I won't grieve my Lord no more!" [Full stop]
Wallis's rediscovery of the prophetic task of our Christian faith then led him from seminary into ministry, and he tells this story about one of his early formative experiences there (p. 217). He writes: "One of my ... mentors was an old Pentecostal woman ... named Mary Glover. She taught me more about the call of Jesus to the poor than any seminary professor I ever had. Mary was like a self-appointed missionary in our poor community [in Washington, D.C.], and she was a regular volunteer in our weekly food line. So poor that she too needed the bag of groceries passed out each week, Mary often said the prayer before we opened the doors each Saturday morning&mdask;simply because she was our best pray-er. Mary was one of those people who pray like they know to whom they're talking. You got the sense that she'd been carrying on a running conversation with her Lord for a very long time. It was always worth getting up and heading down to our neighborhood center just to hear Mary Glover pray."

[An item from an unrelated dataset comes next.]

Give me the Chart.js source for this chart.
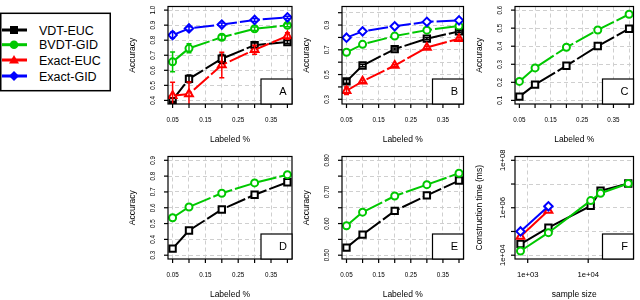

Now, right here let me interrupt Wallis's story to interject something! Do you know what an anagram is? It's what you get when you take a word or phrase, rearrange the exact same letters, and spell out a different word or phrase. Awhile back, John Lembo taught me that if you take the phrase "best in prayer"—you know, like Mary Glover—and rearrange those letters into a single word, you get ...—well, can you figure the anagram out? One word, with twelve letters. Do you know the answer? That's right, the one word anagram is "Presbyterian." So, I guess we're entitled to say that if Mary Glover was "best in prayer," she must at least have been an honorary "Presbyterian."
Anyway, back to Wallis's story (p. 217): "[Mary would] usually start [her Saturday morning prayer] by saying something like, 'Thank you, Lord, for waking us up this morning! Thank you Lord, that our walls were not our grave and our bed was not our cooling board! Thank you, Lord!' Then she would always pray the same words, as a long line of people waited outside in the rain, cold, and heat for a simple bag of groceries, a mere twenty blocks from the White House—by itself a striking metaphor in the capital city of the wealthiest and most powerful nation on earth. Here's what Mary Glover always prayed, 'Lord, we know that you'll be comin' through this line today, so Lord, help us to treat you well.'"

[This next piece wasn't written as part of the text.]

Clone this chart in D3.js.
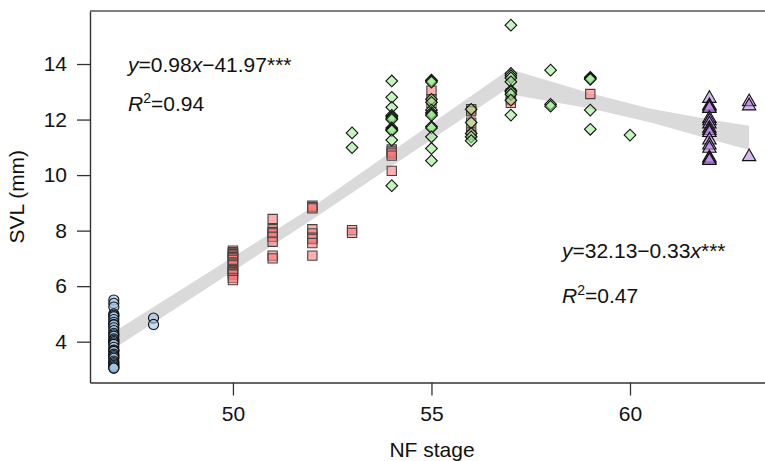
<!DOCTYPE html>
<html>
<head>
<meta charset="utf-8">
<script src="https://cdn.jsdelivr.net/npm/d3@7"></script>
<style>
  body { margin: 0; background: #fff; }
  svg { display: block; font-family: "Liberation Sans", Arial, sans-serif; }
</style>
</head>
<body>
<svg id="chart" width="765" height="461"></svg>
<script>
"use strict";

// [NF stage, SVL mm], repeats where markers pile up
const circlePts = [
  [47,5.5],[47,5.38],[47,5.25],[47,5.0],[47,4.95],[47,4.9],[47,4.8],[47,4.7],
  [47,4.62],[47,4.6],[47,4.5],[47,4.4],[47,4.3],[47,4.25],[47,4.2],[47,4.1],
  [47,4.05],[47,4.0],[47,3.95],[47,3.9],[47,3.8],[47,3.7],[47,3.68],[47,3.65],
  [47,3.55],[47,3.5],[47,3.45],[47,3.4],[47,3.3],[47,3.25],[47,3.2],[47,3.15],
  [47,3.1],[47,3.05],[47,3.05],
  [48,4.85],[48,4.62]
];
const squarePts = [
  [50,7.28],[50,7.22],[50,7.2],[50,7.15],[50,7.1],[50,7.05],[50,7.02],[50,6.95],
  [50,6.85],[50,6.8],[50,6.75],[50,6.62],[50,6.58],[50,6.55],[50,6.5],[50,6.45],
  [50,6.42],[50,6.3],[50,6.22],
  [51,8.42],[51,8.05],[51,7.95],[51,7.9],[51,7.78],[51,7.6],[51,7.1],[51,7.0],
  [52,8.9],[52,8.85],[52,8.8],[52,8.05],[52,7.9],[52,7.75],[52,7.7],[52,7.55],[52,7.1],
  [53,8.02],[53,7.92],
  [54,10.92],[54,10.85],[54,10.78],[54,10.7],[54,10.15],
  [55,13.04],[55,12.73],[55,12.6],
  [56,12.37],[56,12.3],[56,11.89],[56,11.53],[56,11.45],
  [57,12.95],[57,12.72],[57,12.6],
  [59,12.92]
];
const diamondPts = [
  [53,11.52],[53,10.99],
  [54,13.39],[54,12.8],[54,12.44],[54,12.15],[54,12.1],[54,12.05],[54,12.0],
  [54,11.7],[54,11.65],[54,11.62],[54,11.6],[54,11.26],[54,9.62],
  [55,13.42],[55,13.4],[55,13.35],[55,12.73],[55,12.62],[55,12.34],[55,12.25],
  [55,12.2],[55,12.15],[55,11.75],[55,11.7],[55,11.38],[55,10.96],[55,10.52],
  [56,12.37],[56,11.89],[56,11.5],[56,11.38],[56,11.24],
  [57,15.4],[57,13.66],[57,13.58],[57,13.5],[57,13.36],[57,13.05],[57,13.0],
  [57,12.91],[57,12.7],[57,12.16],
  [58,13.78],[58,12.55],[58,12.48],
  [59,13.52],[59,13.48],[59,13.45],[59,12.34],[59,11.65],
  [60,11.44]
];
const trianglePts = [
  [62,12.76],[62,12.5],[62,12.45],[62,12.4],[62,12.04],[62,11.95],[62,11.84],
  [62,11.68],[62,11.6],[62,11.53],[62,11.26],[62,11.08],[62,10.96],[62,10.62],
  [62,10.57],[62,10.52],
  [63,12.64],[63,12.49],[63,10.66]
];

// confidence ribbons of the two regression segments: [stage, low, high]
const bandRising = [[47,3.75,4.35],[52,8.4,8.85],[57,13.2,13.85]];
const bandFalling = [[57,12.9,13.8],[59,12.4,12.95],[60.5,11.9,12.4],[62,11.3,12.0],[63,10.9,11.78]];

const xTicks = [50, 55, 60];
const yTicks = [4, 6, 8, 10, 12, 14];

const svg = d3.select("#chart");
const margin = {top: 11, right: 0, bottom: 78.5, left: 90};
const W = +svg.attr("width"), H = +svg.attr("height");

const x = d3.scaleLinear().domain([46.4, 63.4]).range([margin.left, W - margin.right]);
const y = d3.scaleLinear().domain([2.53, 15.91]).range([H - margin.bottom, margin.top]);

const ink = "#333";
const fontSize = "21px";

// ribbons
const area = d3.area()
  .x(d => x(d[0]))
  .y0(d => y(d[1]))
  .y1(d => y(d[2]));
[bandRising, bandFalling].forEach(b => {
  svg.append("path").attr("d", area(b)).attr("fill", "#dadada");
});

// axes
const xAxis = svg.append("g")
  .attr("transform", "translate(0," + (H - margin.bottom) + ")")
  .call(d3.axisBottom(x).tickValues(xTicks).tickSize(13).tickSizeOuter(0).tickPadding(11));
const yAxis = svg.append("g")
  .attr("transform", "translate(" + margin.left + ",0)")
  .call(d3.axisLeft(y).tickValues(yTicks).tickSize(13).tickSizeOuter(0).tickPadding(10));

[xAxis, yAxis].forEach(g => {
  g.select(".domain").attr("stroke", ink).attr("stroke-width", 1.4);
  g.selectAll(".tick line").attr("stroke", ink).attr("stroke-width", 1.3);
  g.selectAll(".tick text")
    .attr("fill", "#111")
    .style("font-size", fontSize)
    .style("font-family", "'Liberation Sans', Arial, sans-serif");
});

// top border
svg.append("line")
  .attr("x1", margin.left).attr("x2", W)
  .attr("y1", margin.top).attr("y2", margin.top)
  .attr("stroke", "#555").attr("stroke-width", 1.4);

// markers
function drawGroup(pts, type, size, fill, stroke, rotate) {
  svg.append("g").selectAll("path")
    .data(pts)
    .enter().append("path")
      .attr("d", d3.symbol().type(type).size(size))
      .attr("transform", d => "translate(" + x(d[0]) + "," + y(d[1]) + ")" + (rotate ? " rotate(45)" : ""))
      .attr("fill", fill)
      .attr("fill-opacity", 0.6)
      .attr("stroke", stroke)
      .attr("stroke-width", 1.1);
}
drawGroup(circlePts, d3.symbolCircle, 80, "#a0c5e9", "#111", false);
drawGroup(squarePts, d3.symbolSquare, 86, "#ff7a7a", "#444", false);
drawGroup(diamondPts, d3.symbolSquare, 68, "#9eee93", "#111", true);
drawGroup(trianglePts, d3.symbolTriangle, 78, "#b684e6", "#111", false);

// regression labels
function equation(px, py, parts) {
  const t = svg.append("text").attr("x", px).attr("y", py)
    .attr("fill", "#111").style("font-size", fontSize);
  parts.forEach(p => {
    const s = t.append("tspan").text(p[0]);
    if (p[1] === "i") s.style("font-style", "italic");
    if (p[1] === "sup") s.style("font-size", "14px").attr("dy", -8);
    if (p[1] === "down") s.attr("dy", 8);
  });
}
equation(128, 72, [["y","i"],["=0.98"],["x","i"],["\u221241.97***"]]);
equation(128, 111, [["R","i"],["2","sup"],["=0.94","down"]]);
equation(562, 258, [["y","i"],["=32.13\u22120.33"],["x","i"],["***"]]);
equation(562, 303, [["R","i"],["2","sup"],["=0.47","down"]]);

// axis titles
svg.append("text")
  .attr("x", 432).attr("y", 457)
  .attr("text-anchor", "middle")
  .attr("fill", "#111").style("font-size", fontSize)
  .text("NF stage");
svg.append("text")
  .attr("transform", "translate(24," + ((margin.top + H - margin.bottom) / 2) + ") rotate(-90)")
  .attr("text-anchor", "middle")
  .attr("fill", "#111").style("font-size", fontSize)
  .text("SVL (mm)");
</script>
</body>
</html>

"Oh, we can't get to heaven (repeat), without feedin' the poor (repeat),
'cuz that's Jesus on line (repeat) for the soup du jour (repeat)!
Oh, we can't get to heaven without feedin' the poor,
'cuz that's Jesus on line for the soup du jour.
I won't grieve my Lord no more!" [Full stop]
Mary Glover's prayer! Yes, let's remember it at each Thursday night meal program, by saying to ourselves, "Lord, we know that You'll be comin' through this line tonight, so Lord, help us to treat You well." And each weekend night as the guests for our homeless shelter arrive at the door, let's remember to pray, "Lord, we know that You'll be comin' through this door tonight, so Lord, help us to treat You well." And each and every day, as we start out on our rounds to bring the reign of Christ here on earth as it is in heaven, as we start out on our rounds to serve Christ in this city of ours, that's so filled with homelessness, poverty, and need—each and every day, let's begin our morning with this prayer.
So, let us pray.
"Lord, we know that You'll be crossing our paths today, so Lord, help us to treat You well." Amen.
"Oh, we can get to heaven (repeat) helping Jesus every day (repeat),
serving people in need (repeat) all along our way (repeat)!
Oh, we can get to heaven helping Jesus every day,
serving people in need all along our way.
I won't grieve my Lord no more!
I ain't a-gonna grieve my Lord no more.
I ain't a-gonna grieve my Lord no more.
I ain't a-gonna grieve my Lord no more."